GS begins in the spring semester with a study of “chroniclers and practitioners” of grand strategy, from Thucydides and Sun Tzu to Mao, Isaiah Berlin, and Ronald Reagan. Then comes a summer “odyssey,” an individual trek that each student designs to research the topic (or try the profession) of his or her dreams.

Next is the fall semester, which begins with a survey of current geopolitics and culminates in a series of in-depth student presentations on critical world issues—presentations in which students play government policy staffers and teachers and visitors play government leaders. “Critique” is too mild a term for the questions the students field; “shark tank” might be, too. The final phase is a crisis simulation, in which randomly chosen disasters descend on a mock president and his or her mock staff: an American is taken into Chinese custody, a US missile brings down an Iranian plane, an oil spill takes place in North Dakota, and the new press secretary uses an expletive in a White House press conference.

When the crises are over and dealt with, the exhausted students receive their evaluations. They also receive GS pins. The idea is to build the GS alumni community, Hill explains: “You wear the pin, and when you grow old you will still be able to recognize each other.”

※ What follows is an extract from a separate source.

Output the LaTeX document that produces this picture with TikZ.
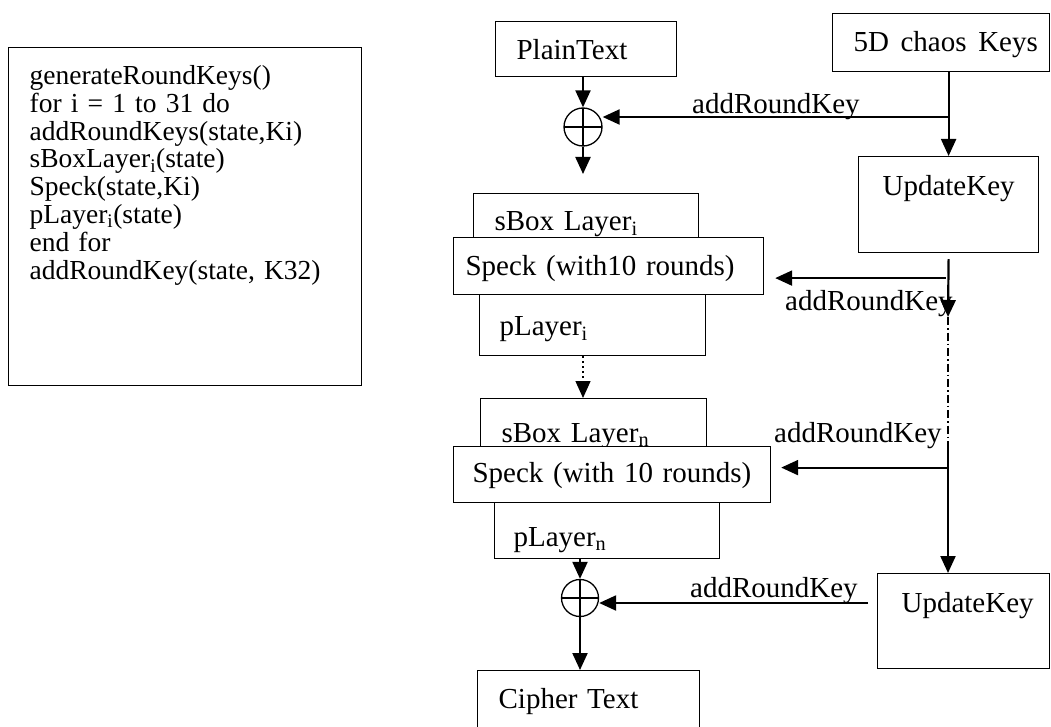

The GS trio has decided—strategically—to ensure that the course continues after they retire, by building the succession infrastructure early. In January, public health professor Elizabeth Bradley ’96PhD took over from Gaddis as director of the program. (He continues as a teacher.) Since 2010, Bradley has been teaching a course on public health policy that is modeled directly on GS. Her own definition of GS: “the study of the achievement of large ends with limited means.” In our increasingly interconnected world, Bradley believes, attaining that elusive skill is more important than ever before.